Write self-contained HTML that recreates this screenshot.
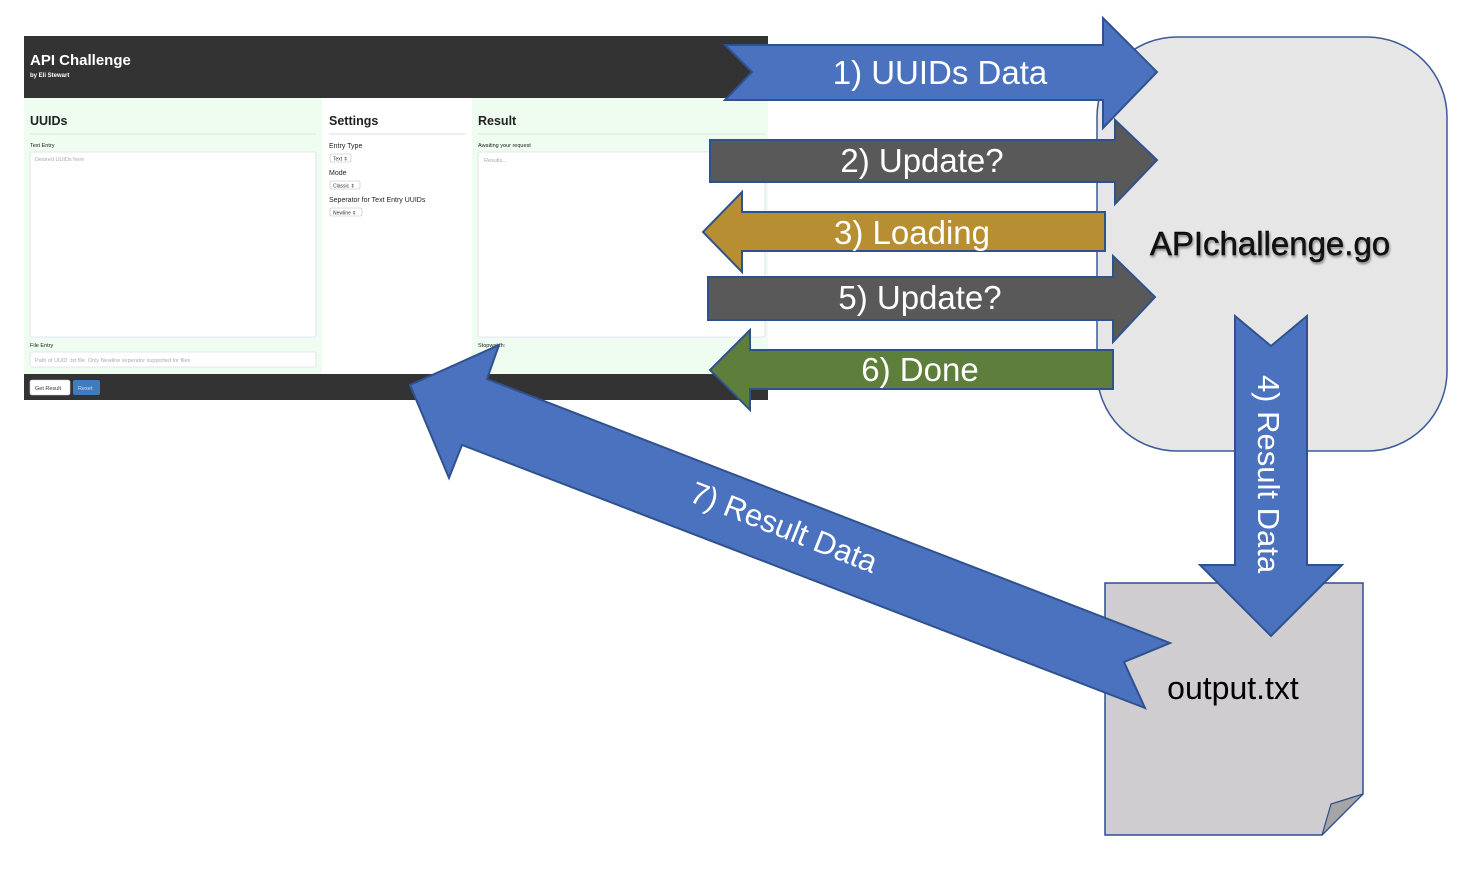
<!DOCTYPE html>
<html><head><meta charset="utf-8"><style>
html,body{margin:0;padding:0;background:#fff;}
svg{display:block;font-family:"Liberation Sans",sans-serif;}
</style></head><body>
<svg width="1484" height="896" viewBox="0 0 1484 896" xmlns="http://www.w3.org/2000/svg">
<rect x="24" y="36" width="744" height="62" fill="#333"/>
<text x="30" y="65" font-size="15" fill="#fff" font-weight="bold">API Challenge</text>
<text x="30" y="77" font-size="6" fill="#fff" font-weight="bold">by Eli Stewart</text>
<rect x="24" y="98" width="298" height="276" fill="#effdf0"/>
<rect x="322" y="98" width="150" height="276" fill="#fff"/>
<rect x="472" y="98" width="296" height="276" fill="#effdf0"/>
<rect x="24" y="374" width="744" height="26" fill="#333"/>
<text x="30" y="125" font-size="12.5" fill="#222" font-weight="bold">UUIDs</text>
<line x1="30" y1="134" x2="316" y2="134" stroke="#dde8de"/>
<text x="30" y="147" font-size="5.5" fill="#222">Text Entry</text>
<rect x="30" y="152" width="286" height="185" fill="#fff" stroke="#dde" stroke-width="0.8" rx="2"/>
<text x="35" y="161" font-size="5.5" fill="#aaa">Desired UUIDs here</text>
<text x="30" y="347" font-size="5.5" fill="#222">File Entry</text>
<rect x="30" y="352" width="286" height="15" fill="#fff" stroke="#dde" stroke-width="0.8" rx="2"/>
<text x="35" y="362" font-size="5.5" fill="#aaa">Path of UUID .txt file. Only Newline seperator supported for files</text>
<text x="329" y="125" font-size="12.5" fill="#222" font-weight="bold">Settings</text>
<line x1="329" y1="134" x2="466" y2="134" stroke="#dde"/>
<text x="329" y="148" font-size="7" fill="#222">Entry Type</text>
<rect x="330" y="154" width="21" height="8" fill="#fff" stroke="#bbb" stroke-width="0.6" rx="1.5"/>
<text x="333" y="160.5" font-size="5" fill="#333">Text ⇕</text>
<text x="329" y="175" font-size="7" fill="#222">Mode</text>
<rect x="330" y="181" width="30" height="8" fill="#fff" stroke="#bbb" stroke-width="0.6" rx="1.5"/>
<text x="333" y="187.5" font-size="5" fill="#333">Classic ⇕</text>
<text x="329" y="202" font-size="7" fill="#222">Seperator for Text Entry UUIDs</text>
<rect x="330" y="208" width="32" height="8" fill="#fff" stroke="#bbb" stroke-width="0.6" rx="1.5"/>
<text x="333" y="214.5" font-size="5" fill="#333">Newline ⇕</text>
<text x="478" y="125" font-size="12.5" fill="#222" font-weight="bold">Result</text>
<line x1="478" y1="134" x2="765" y2="134" stroke="#dde8de"/>
<text x="478" y="147" font-size="5.5" fill="#222">Awaiting your request</text>
<rect x="478" y="152" width="287" height="185" fill="#fff" stroke="#dde" stroke-width="0.8" rx="2"/>
<text x="484" y="162" font-size="5.5" fill="#aaa">Results...</text>
<text x="478" y="347" font-size="5.5" fill="#222">Stopwatch:</text>
<rect x="30" y="380" width="40" height="15" fill="#fff" stroke="#ccc" stroke-width="0.6" rx="2"/>
<text x="35" y="390" font-size="5.5" fill="#333">Get Result</text>
<rect x="73" y="380" width="27" height="15" fill="#3f7bbf" rx="2"/>
<text x="78" y="390" font-size="5.5" fill="#dde">Reset</text>

<rect x="1097" y="37" width="350" height="414" rx="80" fill="#e6e6e6" stroke="#3a5a9a" stroke-width="1.5"/>
<text x="1270" y="255" font-size="33" text-anchor="middle" fill="#000" style="text-shadow:1px 2px 2px #888" stroke="#000" stroke-width="0.4">APIchallenge.go</text>

<path d="M1105,583 H1363 V794 L1322,835 H1105 Z" fill="#cfcdcf" stroke="#2e4d8f" stroke-width="1.5"/>
<path d="M1363,794 L1331,804 L1322,835 Z" fill="#a5a5a5" stroke="#2e4d8f" stroke-width="1.2"/>
<text x="1233" y="699" font-size="32" text-anchor="middle" fill="#000">output.txt</text>

<g stroke="#2f528f" stroke-width="2">
<path d="M725,45 H1103 V18 L1157,72 L1103,128 V100 H725 L752,72 Z" fill="#4a72bf"/>
<path d="M710,140 H1115 V120 L1157,160 L1115,204 V182 H710 Z" fill="#595959"/>
<path d="M1105,212 H742 V192 L703,232 L742,272 V251 H1105 Z" fill="#b78f32"/>
<path d="M708,277 H1113 V256 L1155,297 L1113,342 V320 H708 Z" fill="#595959"/>
<path d="M1113,350 H750 V330 L710,370 L750,410 V389 H1113 Z" fill="#5d7f3b"/>
<path d="M1235,316 L1271,346 L1307,316 V565 H1342 L1271,636 L1200,565 H1235 Z" fill="#4a72bf"/>
<path d="M410,385 L499,345 L487,379 L1170,643 L1124,662 L1145,708 L462,445 L449,478 Z" fill="#4a72bf"/>
</g>

<g fill="#fff" font-size="33" text-anchor="middle">
<text x="940" y="84">1) UUIDs Data</text>
<text x="922" y="172">2) Update?</text>
<text x="912" y="244">3) Loading</text>
<text x="920" y="309">5) Update?</text>
<text x="920" y="381">6) Done</text>
<text transform="translate(1258,474) rotate(90)" text-anchor="middle" font-size="31">4) Result Data</text>
<text transform="translate(780,537) rotate(21.5)" text-anchor="middle" font-size="31">7) Result Data</text>
</g>
</svg>
</body></html>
----
### YOUR GOAL
Transcribe the listing in full and omit the pictures.

### SOLVED PROBLEM
Write self-contained HTML that recreates this screenshot.
<!DOCTYPE html>
<html><head><meta charset="utf-8"><style>
html,body{margin:0;padding:0;background:#fff;}
svg{display:block;font-family:"Liberation Sans",sans-serif;}
</style></head><body>
<svg width="1484" height="896" viewBox="0 0 1484 896" xmlns="http://www.w3.org/2000/svg">
<rect x="24" y="36" width="744" height="62" fill="#333"/>
<text x="30" y="65" font-size="15" fill="#fff" font-weight="bold">API Challenge</text>
<text x="30" y="77" font-size="6" fill="#fff" font-weight="bold">by Eli Stewart</text>
<rect x="24" y="98" width="298" height="276" fill="#effdf0"/>
<rect x="322" y="98" width="150" height="276" fill="#fff"/>
<rect x="472" y="98" width="296" height="276" fill="#effdf0"/>
<rect x="24" y="374" width="744" height="26" fill="#333"/>
<text x="30" y="125" font-size="12.5" fill="#222" font-weight="bold">UUIDs</text>
<line x1="30" y1="134" x2="316" y2="134" stroke="#dde8de"/>
<text x="30" y="147" font-size="5.5" fill="#222">Text Entry</text>
<rect x="30" y="152" width="286" height="185" fill="#fff" stroke="#dde" stroke-width="0.8" rx="2"/>
<text x="35" y="161" font-size="5.5" fill="#aaa">Desired UUIDs here</text>
<text x="30" y="347" font-size="5.5" fill="#222">File Entry</text>
<rect x="30" y="352" width="286" height="15" fill="#fff" stroke="#dde" stroke-width="0.8" rx="2"/>
<text x="35" y="362" font-size="5.5" fill="#aaa">Path of UUID .txt file. Only Newline seperator supported for files</text>
<text x="329" y="125" font-size="12.5" fill="#222" font-weight="bold">Settings</text>
<line x1="329" y1="134" x2="466" y2="134" stroke="#dde"/>
<text x="329" y="148" font-size="7" fill="#222">Entry Type</text>
<rect x="330" y="154" width="21" height="8" fill="#fff" stroke="#bbb" stroke-width="0.6" rx="1.5"/>
<text x="333" y="160.5" font-size="5" fill="#333">Text ⇕</text>
<text x="329" y="175" font-size="7" fill="#222">Mode</text>
<rect x="330" y="181" width="30" height="8" fill="#fff" stroke="#bbb" stroke-width="0.6" rx="1.5"/>
<text x="333" y="187.5" font-size="5" fill="#333">Classic ⇕</text>
<text x="329" y="202" font-size="7" fill="#222">Seperator for Text Entry UUIDs</text>
<rect x="330" y="208" width="32" height="8" fill="#fff" stroke="#bbb" stroke-width="0.6" rx="1.5"/>
<text x="333" y="214.5" font-size="5" fill="#333">Newline ⇕</text>
<text x="478" y="125" font-size="12.5" fill="#222" font-weight="bold">Result</text>
<line x1="478" y1="134" x2="765" y2="134" stroke="#dde8de"/>
<text x="478" y="147" font-size="5.5" fill="#222">Awaiting your request</text>
<rect x="478" y="152" width="287" height="185" fill="#fff" stroke="#dde" stroke-width="0.8" rx="2"/>
<text x="484" y="162" font-size="5.5" fill="#aaa">Results...</text>
<text x="478" y="347" font-size="5.5" fill="#222">Stopwatch:</text>
<rect x="30" y="380" width="40" height="15" fill="#fff" stroke="#ccc" stroke-width="0.6" rx="2"/>
<text x="35" y="390" font-size="5.5" fill="#333">Get Result</text>
<rect x="73" y="380" width="27" height="15" fill="#3f7bbf" rx="2"/>
<text x="78" y="390" font-size="5.5" fill="#dde">Reset</text>

<rect x="1097" y="37" width="350" height="414" rx="80" fill="#e6e6e6" stroke="#3a5a9a" stroke-width="1.5"/>
<text x="1270" y="255" font-size="33" text-anchor="middle" fill="#000" style="text-shadow:1px 2px 2px #888" stroke="#000" stroke-width="0.4">APIchallenge.go</text>

<path d="M1105,583 H1363 V794 L1322,835 H1105 Z" fill="#cfcdcf" stroke="#2e4d8f" stroke-width="1.5"/>
<path d="M1363,794 L1331,804 L1322,835 Z" fill="#a5a5a5" stroke="#2e4d8f" stroke-width="1.2"/>
<text x="1233" y="699" font-size="32" text-anchor="middle" fill="#000">output.txt</text>

<g stroke="#2f528f" stroke-width="2">
<path d="M725,45 H1103 V18 L1157,72 L1103,128 V100 H725 L752,72 Z" fill="#4a72bf"/>
<path d="M710,140 H1115 V120 L1157,160 L1115,204 V182 H710 Z" fill="#595959"/>
<path d="M1105,212 H742 V192 L703,232 L742,272 V251 H1105 Z" fill="#b78f32"/>
<path d="M708,277 H1113 V256 L1155,297 L1113,342 V320 H708 Z" fill="#595959"/>
<path d="M1113,350 H750 V330 L710,370 L750,410 V389 H1113 Z" fill="#5d7f3b"/>
<path d="M1235,316 L1271,346 L1307,316 V565 H1342 L1271,636 L1200,565 H1235 Z" fill="#4a72bf"/>
<path d="M410,385 L499,345 L487,379 L1170,643 L1124,662 L1145,708 L462,445 L449,478 Z" fill="#4a72bf"/>
</g>

<g fill="#fff" font-size="33" text-anchor="middle">
<text x="940" y="84">1) UUIDs Data</text>
<text x="922" y="172">2) Update?</text>
<text x="912" y="244">3) Loading</text>
<text x="920" y="309">5) Update?</text>
<text x="920" y="381">6) Done</text>
<text transform="translate(1258,474) rotate(90)" text-anchor="middle" font-size="31">4) Result Data</text>
<text transform="translate(780,537) rotate(21.5)" text-anchor="middle" font-size="31">7) Result Data</text>
</g>
</svg>
</body></html>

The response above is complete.